Site information
- Type: Naval Air Station
- Owner: Pakistan Navy
- Condition: Operational
- Website: Pakistan Navy

Location
- PNS Mehran PNS Mehran

Site history
- Built: 1970
- Built for: Naval Air Arm
- Built by: Pakistan
- In use: Since 26 September 1975
- Battles/wars: War on terror Insurgency in Khyber Pakhtunkhwa; ;
- Events: 2011 PNS Mehran attack

Garrison information
- Occupants: 29 Squadron 111 Squadron "Sharks" 222 Squadron "Stingrays" 333 Squadron "Sea Gulls"

= PNS Mehran =

Pakistan Navy's naval air station in Karachi, Sindh

The Pakistan Navy Station Mehran, commonly known as the PNS Mehran, is a naval air station that is the headquarters of the Pakistan Navy's air arm located in Karachi, Sindh, Pakistan.

Established in 1975, the naval base shares its jurisdiction with the PAF Base Faisal of the Pakistan Air Force and the Faisal Cantonment of the Pakistan Army. In addition, the PNS Mehran is also the distinguished itself as the "Naval Aviation Training School (NATS)" that provides education and training to navy's personnel to be qualified as naval aviators.

==History==

On 13 September 1975, the senior fleet commander released commissioning orders of the PNS Mehran with the project delegated to Pakistan Army Corps of Engineers and the Military Engineering Services (MES) build the base and its support facilities. Constructed on an accelerated schedule, the command post of the PNS Mehran was completed on the 25 September 1975 which allowed the commissioning of the PNS Mehran on 26 September 1975. The Pakistan Naval Air Arm is roughly modeled on the British Fleet Air Arm with British Sea King from the Royal Navy joining the service with the Pakistan Navy.

The PNS Mehran saw its first commanding officer, Captain Fazl Rab (PN No. 456) in 1975, and was the first naval air station in the country.

Since 1990, the PNS Mehran scope has been expanded and was the first aviation base that had attained the night operational aerial capabilities. The PNS Mehran was also the site of the targeted terrorist incident when it was attacked by the TTP. The attack was widely seen as a repercussion for the U.S. Navy operation that killed Osama bin Laden.

The PNS Mehran is the headquarters of the Pakistan Navy's Air Arm whereas the Commander Naval Aviation (COMNAV) also commands and report the unit from the PNS Mehran.
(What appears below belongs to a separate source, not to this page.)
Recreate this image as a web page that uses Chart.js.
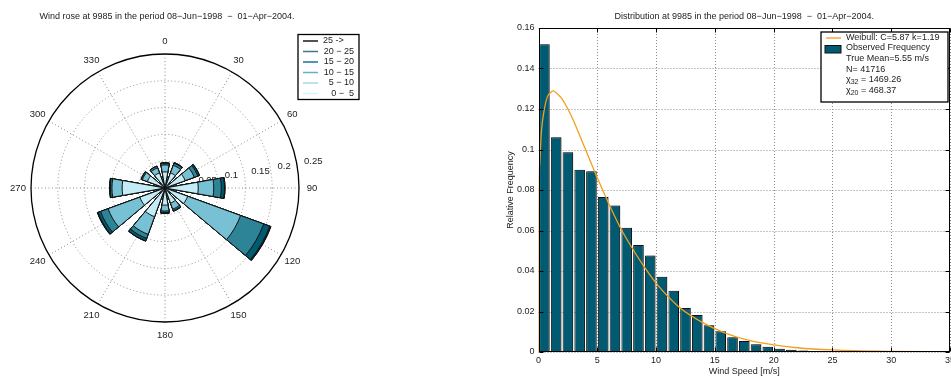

===Naval Aviation Training School===

The Naval Aviation Training School (NATS) is located in the premises of the PNS Mehran that provides education, training, qualifications, and certifications to the navy's personnel to be passed out as "naval aviators." The School is commanded by the Officer Commanding Naval Aviation Training School (OC NATS).

The school is mandated to train surface fleet officers and the enlisted personnel to meet the various requirements of shipborne flight operations, specifically the rotary-wing aircraft. The School also conducts joint training with the Pakistan Air Force to provide certification to its personnel to earned their pins after completing and passing out from the Air Navigators Course.